Editorials

It’s frightening out there

Friday, December 4, 2009

In the wake of the horrific home invasion and murder in Mont Vernon in October, we now have a recent home invasion in Peterborough where, thankfully, no one was injured. But a knife-wielding intruder did sneak into a woman’s home and threaten her.

One is tempted to ask, what is our world coming to? But it’s a specious question. Our world is what it is: one that produces more and more frightening people and events and, frankly, doesn’t know what to do about it.

There is no way to predetermine who is dangerous, no way to stop a crime before it happens. At least two of the kids charged in the Mont Vernon murder seemed to be reasonable human beings when they were in high school. What happened? Should we have been able to predict aberrant behavior?

Is there something upon which we can blame the horrors that are being inflicted upon our world – four police officers gunned down in Washington State – or is all behavior just incidental? Are violent video games to blame? That’s certainly possible. What about terribly violent movies? Violent music?

The key word there is “violent.” Now, one could argue that since the inception of movies, violence has been prevalent in them and that would be true. But the violence of, say, John Wayne’s “The Searchers” was kid stuff compared to the violence of the video game “Grand Theft Auto.” Violence in movies of the 1950s never looked very real and was never meant to shock or inflame. That doesn’t seem to be the case in the current spate of violent movies and games, and even television.

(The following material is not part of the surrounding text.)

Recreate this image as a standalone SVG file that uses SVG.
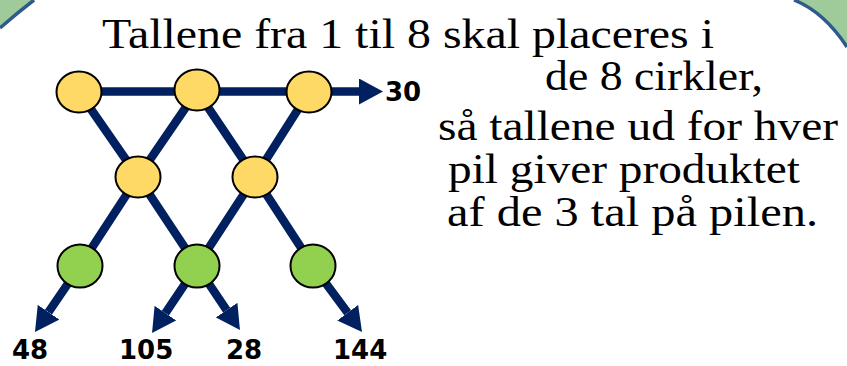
<svg xmlns="http://www.w3.org/2000/svg" width="847" height="366" viewBox="0 0 847 366">
<style>
.bg{fill:#ffffff}
.corner{fill:#9fcb9a}
.cornerEdge{fill:none;stroke:#2e5b8c;stroke-width:3.5}
.wire{fill:none;stroke:#002060;stroke-width:8.5;stroke-linejoin:miter}
.yel{fill:#ffd966;stroke:#000000;stroke-width:2}
.grn{fill:#92d050;stroke:#000000;stroke-width:2}
.num{font-family:"DejaVu Sans","Verdana",sans-serif;font-weight:bold;font-size:26px;fill:#000000}
.body{font-family:"Liberation Serif","Times New Roman",serif;font-size:42px;fill:#000000}
</style>
<defs>
<marker id="ah" markerUnits="userSpaceOnUse" viewBox="0 0 24 26" refX="0" refY="13" markerWidth="24" markerHeight="26" orient="auto">
<path d="M0,0 L24,13 L0,26 Z" fill="#002060"/>
</marker>
</defs>
<rect class="bg" x="0" y="0" width="847" height="366"/>
<g id="frame">
<path class="corner" d="M0,0 L34,0 Q17,13 0,28 Z"/>
<path class="cornerEdge" d="M34,0 Q17,13 0,28"/>
<path class="corner" d="M794,0 Q824,12 847,47 L847,0 Z"/>
<path class="cornerEdge" d="M794,0 Q824,12 847,47"/>
</g>
<g id="connectors">
<path class="wire" marker-end="url(#ah)" d="M79,91.5 L359,91.5"/>
<path class="wire" marker-end="url(#ah)" d="M79,92 L138,177 L197,266 L226.6,310.1"/>
<path class="wire" marker-end="url(#ah)" d="M197,91 L138,177 L80,266 L48.5,312.2"/>
<path class="wire" marker-end="url(#ah)" d="M197,91 L255,177 L313,266 L347.7,312.7"/>
<path class="wire" marker-end="url(#ah)" d="M309,92 L255,177 L197,266 L165.4,313.1"/>
</g>
<g id="n1"><ellipse class="yel" cx="79" cy="92" rx="22.5" ry="20.5"/></g>
<g id="n2"><ellipse class="yel" cx="197" cy="90" rx="22.5" ry="20.5"/></g>
<g id="n3"><ellipse class="yel" cx="309" cy="92" rx="22.5" ry="20.5"/></g>
<g id="n4"><ellipse class="yel" cx="138" cy="177" rx="22.5" ry="20.5"/></g>
<g id="n5"><ellipse class="yel" cx="255" cy="177" rx="22.5" ry="20.5"/></g>
<g id="n6"><ellipse class="grn" cx="80" cy="266" rx="22.5" ry="21.5"/></g>
<g id="n7"><ellipse class="grn" cx="197" cy="266" rx="22.5" ry="21.5"/></g>
<g id="n8"><ellipse class="grn" cx="313" cy="266" rx="22.5" ry="21.5"/></g>
<g id="labels">
<text class="num" x="385" y="100.5">30</text>
<text class="num" x="12" y="359">48</text>
<text class="num" x="119" y="359">105</text>
<text class="num" x="226" y="359">28</text>
<text class="num" x="333" y="359">144</text>
</g>
<g id="instructions">
<text class="body" x="102" y="47.5" textLength="612" lengthAdjust="spacingAndGlyphs">Tallene fra 1 til 8 skal placeres i</text>
<text class="body" x="545" y="90" textLength="218" lengthAdjust="spacingAndGlyphs">de 8 cirkler,</text>
<text class="body" x="438" y="140" textLength="400" lengthAdjust="spacingAndGlyphs">så tallene ud for hver</text>
<text class="body" x="448" y="183" textLength="352" lengthAdjust="spacingAndGlyphs">pil giver produktet</text>
<text class="body" x="447" y="226" textLength="371" lengthAdjust="spacingAndGlyphs">af de 3 tal på pilen.</text>
</g>
</svg>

But what are we to do about it? Movies, TV, games, etc., are protected, rightfully, by the First Amendment because they are, in a way, examples of speech, as is flag burning. OK, we have to accept that.

That means society has less of a role to play, as an entity, than do its individual members, particularly parents. If you are even contemplating for a moment buying your kid a violent game or movie for Christmas, please think again. You might think these things are harmless, but how can you be sure? You can’t be.

What you don’t want is to have to look back, years from now, and wonder ...

One of the things we should not do is jump on the capital punishment bandwagon that one local legislator hopes to get rolling. Anyone who thinks that the idea of the death penalty would have stopped four punks from perpetrating the horror in Mont Vernon is seriously mistaken. Nobody parses the consequences before they do something like than, any more than kids younger than 21 think about the laws against underage drinking before they go to an underage drinking party. Our thought processes simply don’t work like that.

If you want to support capital punishment, be honest about it: it’s revenge, not a deterrent.

But let’s first try to stop our kids from getting to the point where they think breaking the law is cool. If you absolutely need to buy them some electronic thing, buy them Kindles. Or, better yet, real books.